## [Problem details]
The lines from the top of the material through the line with "import plotly.graph_objects as go" are to be set down exactly. Leave the pictures out.

─── Supplied data ───

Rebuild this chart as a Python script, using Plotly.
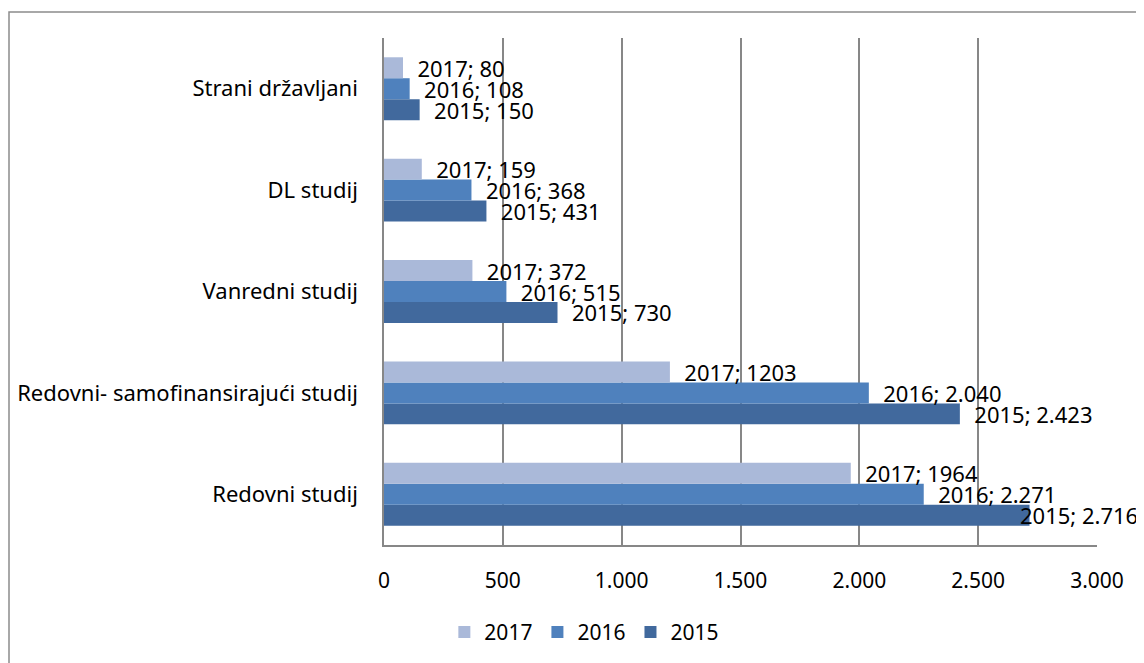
import plotly.graph_objects as go

categories = ["Redovni studij", "Redovni- samofinansirajući studij", "Vanredni studij", "DL studij", "Strani državljani"]
years = ["2015", "2016", "2017"]
values_2015 = [2716, 2423, 730, 431, 150]
values_2016 = [2271, 2040, 515, 368, 108]
values_2017 = [1964, 1203, 372, 159, 80]
labels_2015 = ["2.716", "2.423", "730", "431", "150"]
labels_2016 = ["2.271", "2.040", "515", "368", "108"]
labels_2017 = ["1964", "1203", "372", "159", "80"]
x_ticks = [0, 500, 1000, 1500, 2000, 2500, 3000]
x_tick_labels = ["0", "500", "1.000", "1.500", "2.000", "2.500", "3.000"]

colors = {"2015": "#41699D", "2016": "#4F81BD", "2017": "#AAB9D9"}
FONT = "Noto Sans"
X_MAX = 3000
EDGE_LIMIT = 2600  # labels of bars longer than this are pulled back to fit

series = [
    ("2015", values_2015, labels_2015),
    ("2016", values_2016, labels_2016),
    ("2017", values_2017, labels_2017),
]

fig = go.Figure()
edge_labels = []
for si, (name, vals, labs) in enumerate(series):
    texts = []
    for cat, v, l in zip(categories, vals, labs):
        t = f"{name}; {l}"
        if v > EDGE_LIMIT:
            texts.append("")
            edge_labels.append((si, cat, v, t))
        else:
            texts.append("  " + t)
    fig.add_trace(go.Bar(
        name=name,
        y=categories,
        x=vals,
        orientation="h",
        marker=dict(color=colors[name], line=dict(width=0)),
        text=texts,
        textposition="outside",
        textfont=dict(family=FONT, size=22, color="#000000"),
        cliponaxis=False,
        constraintext="none",
        hoverinfo="x+y+name",
    ))

bar_px = 21
for si, cat, v, t in edge_labels:
    fig.add_annotation(
        x=v, y=cat, xref="x", yref="y",
        text=t, showarrow=False,
        xanchor="left", yanchor="middle",
        xshift=-12, yshift=(si - 1) * bar_px,
        font=dict(family=FONT, size=22, color="#000000"),
    )

fig.update_layout(
    width=1144,
    height=663,
    barmode="group",
    bargap=0.38,
    bargroupgap=0,
    plot_bgcolor="white",
    paper_bgcolor="white",
    margin=dict(l=376, r=55, t=30, b=126, autoexpand=False),
    font=dict(family=FONT, size=21, color="#000000"),
    showlegend=True,
    legend=dict(
        orientation="h",
        x=0.281, xanchor="center",
        y=-0.132, yanchor="top",
        traceorder="reversed",
        font=dict(family=FONT, size=21),
        itemwidth=30,
    ),
)

fig.update_xaxes(
    range=[0, X_MAX],
    tickvals=x_ticks,
    ticktext=x_tick_labels,
    showgrid=True,
    gridcolor="#878787",
    gridwidth=1.5,
    showline=True,
    linecolor="#878787",
    linewidth=1.5,
    zeroline=False,
    ticks="",
    ticklabelstandoff=16,
    tickfont=dict(family=FONT, size=21),
    automargin=False,
)
fig.update_yaxes(
    categoryorder="array",
    categoryarray=categories,
    showgrid=False,
    showline=True,
    linecolor="#878787",
    linewidth=1.5,
    ticks="",
    ticklabelstandoff=20,
    tickfont=dict(family=FONT, size=22),
    automargin=False,
)

fig.add_shape(
    type="rect", xref="paper", yref="paper",
    x0=(1 - 376) / 713, x1=1.2,
    y0=-0.5, y1=(537 - 4) / 507,
    line=dict(color="#8C8C8C", width=1.5),
    fillcolor="rgba(0,0,0,0)",
    layer="below",
)

fig.write_html("out.html")
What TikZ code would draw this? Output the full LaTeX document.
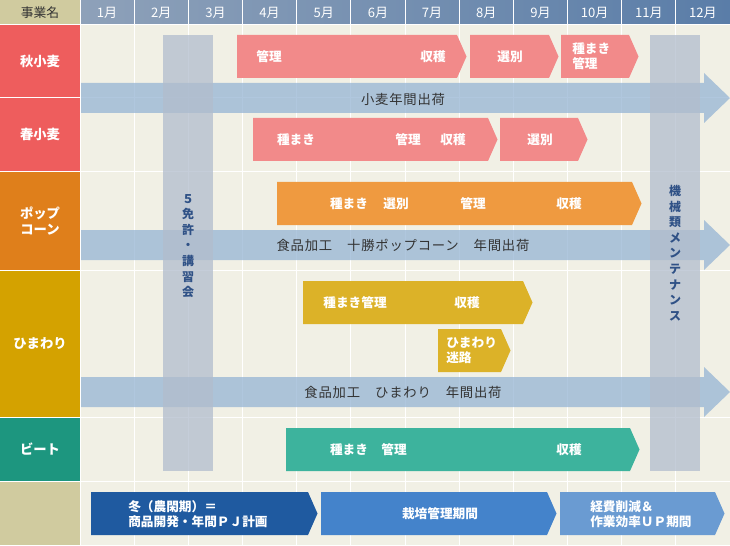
\documentclass[tikz,border=0pt]{standalone}
\usepackage{fontspec}
\setmainfont{Noto Sans CJK JP}
\usetikzlibrary{calc}
\definecolor{cream}{HTML}{F1F0E5}
\definecolor{khaki}{HTML}{D0CB9F}
\definecolor{hdleft}{HTML}{8EA1B9}
\definecolor{hdright}{HTML}{5A7DA8}
\definecolor{wheatlab}{HTML}{EE5D5D}
\definecolor{wheatbar}{HTML}{F28A8A}
\definecolor{poplab}{HTML}{DF7F1B}
\definecolor{popbar}{HTML}{EF9A40}
\definecolor{sunlab}{HTML}{D4A200}
\definecolor{sunbar}{HTML}{DCB228}
\definecolor{beetlab}{HTML}{1D967F}
\definecolor{beetbar}{HTML}{3DB39D}
\definecolor{shipblue}{RGB}{150,181,212}
\definecolor{bandgrey}{RGB}{178,189,205}
\definecolor{bandtext}{HTML}{2F5186}
\definecolor{winterblue}{HTML}{1F5AA0}
\definecolor{growblue}{HTML}{4483CB}
\definecolor{costblue}{HTML}{6A9BD2}
\definecolor{ink}{HTML}{333333}

% style, x left, x body end, y top, y bottom
\newcommand{\phasebar}[5]{%
  \fill[#1] (#2,#4) -- (#3,#4) -- ({#3+9.5},{(#4+#5)/2}) -- (#3,#5) -- (#2,#5) -- cycle;}
\newcommand{\shiparrow}[2]{%
  \fill[ship] (81,#1) -- (704,#1) -- (704,{#1-10}) -- (730,{(#1+#2)/2})
    -- (704,{#2+10}) -- (704,#2) -- (81,#2) -- cycle;}

\begin{document}
\begin{tikzpicture}[x=0.75pt, y=-0.75pt,
  month/.style={text=white, font=\fontsize{9.8}{11}\selectfont},
  rowlbl/.style={text=white, font=\fontsize{10}{12}\selectfont\bfseries, align=center},
  barlbl/.style={text=white, font=\fontsize{9.5}{11.3}\selectfont\bfseries, inner sep=0, align=left},
  shiplbl/.style={text=ink, font=\fontsize{10}{12}\selectfont\addfontfeature{LetterSpace=6}, inner sep=0},
  bandlbl/.style={text=bandtext, font=\fontsize{9}{11.7}\selectfont\bfseries, align=center, inner sep=0},
  ship/.style={fill=shipblue, fill opacity=0.75},
  band/.style={fill=bandgrey, fill opacity=0.75},
  gridline/.style={white, line width=0.75pt}]
\useasboundingbox (0,0) rectangle (730,545);
\fill[cream] (0,0) rectangle (730,545);

% header and row labels
\shade[left color=hdleft, right color=hdright] (80,0) rectangle (730,25);
\fill[khaki] (0,0) rectangle (80,25);
\fill[wheatlab] (0,25) rectangle (80,171.5);
\fill[poplab] (0,171.5) rectangle (80,270.5);
\fill[sunlab] (0,270.5) rectangle (80,417);
\fill[beetlab] (0,417) rectangle (80,481.5);
\fill[khaki] (0,481.5) rectangle (80,545);

\foreach \yy in {25,97.5,171.5,270.5,417,481.5}
  \draw[gridline] (0,\yy) -- (730,\yy);
\draw[gridline] (80,0) -- (80,545);
\foreach \m in {1,...,11}
  \draw[gridline] ({80+54.17*\m},0) -- ({80+54.17*\m},545);

\node[text=ink, font=\fontsize{9.6}{11}\selectfont] (head) at (40,13) {事業名};
\foreach \m in {1,...,12}
  \node[month] (m\m) at ({80+54.17*(\m-0.5)},13) {{\m}月};

\node[rowlbl] (aki) at (40,61) {秋小麦};
\node[rowlbl] (haru) at (40,134.5) {春小麦};
\node[rowlbl] (pop) at (40,221) {ポップ\\コーン};
\node[rowlbl] (sun) at (40,343.5) {ひまわり};
\node[rowlbl] (beet) at (40,449.5) {ビート};

% yearly shipping arrows and grey periods
\shiparrow{83}{113}
\shiparrow{230}{260}
\shiparrow{377}{407}
\fill[band] (163,35) rectangle (213,471);
\fill[band] (650,35) rectangle (700,471);

% work phases
\phasebar{wheatbar}{237}{457}{35}{78}
\phasebar{wheatbar}{470}{549}{35}{78}
\phasebar{wheatbar}{561}{629}{35}{78}
\phasebar{wheatbar}{253}{488}{118}{161}
\phasebar{wheatbar}{500}{578}{118}{161}
\phasebar{popbar}{277}{632}{182}{225}
\phasebar{sunbar}{303}{523}{281}{324}
\phasebar{sunbar}{438}{501}{329}{372}
\phasebar{beetbar}{286}{630}{428}{471}
\phasebar{winterblue}{91}{308}{492}{535}
\phasebar{growblue}{321}{547}{492}{535}
\phasebar{costblue}{560}{715}{492}{535}

\node[barlbl] (akiA) at (269,56.5) {管理};
\node[barlbl] (akiB) at (433,56.5) {収穫};
\node[barlbl] (akiC) at (510,56.5) {選別};
\node[barlbl, anchor=west] (akiD) at (572,56.5) {種まき\\管理};
\node[barlbl] (haruA) at (296,140) {種まき};
\node[barlbl] (haruB) at (408,140) {管理};
\node[barlbl] (haruC) at (453,140) {収穫};
\node[barlbl] (haruD) at (540,140) {選別};
\node[barlbl] (popA) at (349,203.5) {種まき};
\node[barlbl] (popB) at (396,203.5) {選別};
\node[barlbl] (popC) at (473,203.5) {管理};
\node[barlbl] (popD) at (569,203.5) {収穫};
\node[barlbl] (sunA) at (355,302.5) {種まき管理};
\node[barlbl] (sunB) at (467,302.5) {収穫};
\node[barlbl, anchor=west] (sunC) at (446,350.5) {ひまわり\\迷路};
\node[barlbl] (beetA) at (349,449.5) {種まき};
\node[barlbl] (beetB) at (394,449.5) {管理};
\node[barlbl] (beetC) at (569,449.5) {収穫};
\node[barlbl, anchor=west] (winterL) at (128,514) {冬（農閑期）＝\\商品開発・年間ＰＪ計画};
\node[barlbl] (growL) at (440,513.5) {栽培管理期間};
\node[barlbl, anchor=west] (costL) at (590,514) {経費削減＆\\作業効率ＵＰ期間};

\node[shiplbl] (shipA) at (403,99) {小麦年間出荷};
\node[shiplbl] (shipB) at (403,245.5) {食品加工　十勝ポップコーン　年間出荷};
\node[shiplbl] (shipC) at (403,392) {食品加工　ひまわり　年間出荷};

\node[bandlbl] (license) at (188,246) {５\\免\\許\\・\\講\\習\\会};
\node[bandlbl] (maint) at (675,253) {機\\械\\類\\メ\\ン\\テ\\ナ\\ン\\ス};
\end{tikzpicture}
\end{document}
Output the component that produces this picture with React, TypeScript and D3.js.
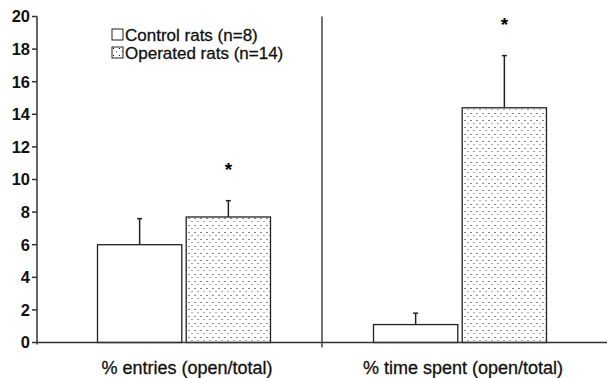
import * as d3 from "d3";
import { useEffect, useRef } from "react";

const categories = ["% entries (open/total)", "% time spent (open/total)"];
const groups = ["Control rats (n=8)", "Operated rats (n=14)"];
const controlMeans = [6.0, 1.1];
const controlErr = [7.6, 1.8];
const operatedMeans = [7.7, 14.4];
const operatedErr = [8.7, 17.6];
const significant = [true, true];
const yTicks = [0, 2, 4, 6, 8, 10, 12, 14, 16, 18, 20];

const W = 607;
const H = 378;

export default function App() {
  const svgRef = useRef(null);

  useEffect(() => {
    const svg = d3.select(svgRef.current);
    svg.selectAll("*").remove();

    const font = "'Liberation Sans', Arial, sans-serif";
    const y = d3.scaleLinear().domain([0, 20]).range([342.5, 16.5]);
    const x0 = d3.scaleBand().domain(categories).range([46, 598]);
    const x1 = d3.scaleBand().domain(groups).range([0, 173]).paddingInner(0.05);

    const defs = svg.append("defs");
    const pat = defs
      .append("pattern")
      .attr("id", "dots")
      .attr("patternUnits", "userSpaceOnUse")
      .attr("width", 6)
      .attr("height", 7);
    pat.append("rect").attr("width", 6).attr("height", 7).attr("fill", "#fff");
    pat.append("rect").attr("x", 1).attr("y", 1).attr("width", 1).attr("height", 1).attr("fill", "#111");
    pat.append("rect").attr("x", 4).attr("y", 4).attr("width", 1).attr("height", 1).attr("fill", "#555");

    const rows = categories.map((c, i) => [
      { cat: c, g: groups[0], v: controlMeans[i], e: controlErr[i], fill: "#fff" },
      { cat: c, g: groups[1], v: operatedMeans[i], e: operatedErr[i], fill: "url(#dots)" },
    ]);

    const gg = svg
      .selectAll(".grp")
      .data(rows)
      .enter()
      .append("g")
      .attr("class", "grp")
      .attr("transform", (d) => `translate(${x0(d[0].cat) + (x0.bandwidth() - 173) / 2},0)`);

    const bar = gg.selectAll(".bar").data((d) => d).enter().append("g");
    // error bars first
    bar
      .append("line")
      .attr("x1", (d) => x1(d.g) + x1.bandwidth() / 2)
      .attr("x2", (d) => x1(d.g) + x1.bandwidth() / 2)
      .attr("y1", (d) => y(d.v))
      .attr("y2", (d) => y(d.e))
      .attr("stroke", "#222")
      .attr("stroke-width", 1.5);
    bar
      .append("line")
      .attr("x1", (d) => x1(d.g) + x1.bandwidth() / 2 - 2.5)
      .attr("x2", (d) => x1(d.g) + x1.bandwidth() / 2 + 2.5)
      .attr("y1", (d) => y(d.e))
      .attr("y2", (d) => y(d.e))
      .attr("stroke", "#222")
      .attr("stroke-width", 1.5);
    bar
      .append("rect")
      .attr("x", (d) => x1(d.g))
      .attr("y", (d) => y(d.v))
      .attr("width", x1.bandwidth())
      .attr("height", (d) => y(0) - y(d.v))
      .attr("fill", (d) => d.fill)
      .attr("stroke", "#222")
      .attr("stroke-width", 1.3);

    // significance stars
    gg.each(function (d, i) {
      if (!significant[i]) return;
      const o = d[1];
      d3.select(this)
        .append("text")
        .attr("x", x1(o.g) + x1.bandwidth() / 2)
        .attr("y", y(o.e) - 25)
        .attr("text-anchor", "middle")
        .attr("font-family", font)
        .attr("font-weight", "bold")
        .attr("font-size", 19)
        .text("*");
    });

    // axes
    svg
      .append("line")
      .attr("x1", 37)
      .attr("x2", W)
      .attr("y1", y(0))
      .attr("y2", y(0))
      .attr("stroke", "#333")
      .attr("stroke-width", 1.5);
    svg
      .append("line")
      .attr("x1", 37)
      .attr("x2", 37)
      .attr("y1", y(20))
      .attr("y2", y(0) + 2)
      .attr("stroke", "#333")
      .attr("stroke-width", 1.5);
    const dividerX = x0(categories[1]);
    svg
      .append("line")
      .attr("x1", dividerX)
      .attr("x2", dividerX)
      .attr("y1", y(20))
      .attr("y2", y(0) + 5)
      .attr("stroke", "#444")
      .attr("stroke-width", 1.5);

    const yt = svg.selectAll(".yt").data(yTicks).enter().append("g");
    yt.append("line")
      .attr("x1", 32)
      .attr("x2", 37)
      .attr("y1", (d) => y(d))
      .attr("y2", (d) => y(d))
      .attr("stroke", "#333")
      .attr("stroke-width", 1.5);
    yt.append("text")
      .attr("x", 30)
      .attr("y", (d) => y(d))
      .attr("dy", "0.36em")
      .attr("text-anchor", "end")
      .attr("font-family", font)
      .attr("font-weight", "bold")
      .attr("font-size", 16.5)
      .attr("fill", "#111")
      .text((d) => d);

    svg
      .selectAll(".xl")
      .data(categories)
      .enter()
      .append("text")
      .attr("x", (d) => x0(d) + x0.bandwidth() / 2 + 3)
      .attr("y", 374)
      .attr("text-anchor", "middle")
      .attr("font-family", font)
      .attr("font-size", 18)
      .attr("fill", "#111")
      .attr("stroke", "#111")
      .attr("stroke-width", 0.3)
      .text((d) => d);

    // legend
    const leg = svg
      .selectAll(".leg")
      .data(groups)
      .enter()
      .append("g")
      .attr("transform", (d, i) => `translate(112,${29 + i * 18})`);
    leg
      .append("rect")
      .attr("width", 11)
      .attr("height", 11)
      .attr("fill", (d, i) => (i === 0 ? "#fff" : "url(#dots)"))
      .attr("stroke", "#222")
      .attr("stroke-width", 1);
    leg
      .append("text")
      .attr("x", 13)
      .attr("y", 6)
      .attr("dy", "0.36em")
      .attr("font-family", font)
      .attr("font-size", 17)
      .attr("fill", "#111")
      .attr("stroke", "#111")
      .attr("stroke-width", 0.3)
      .text((d) => d);
  }, []);

  return (
    <svg
      ref={svgRef}
      width={W}
      height={H}
      style={{ position: "absolute", left: 0, top: 0, background: "#fff" }}
    ></svg>
  );
}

───

## [Expected answer]
Rebuild this chart as a Python script, using Plotly.
import plotly.graph_objects as go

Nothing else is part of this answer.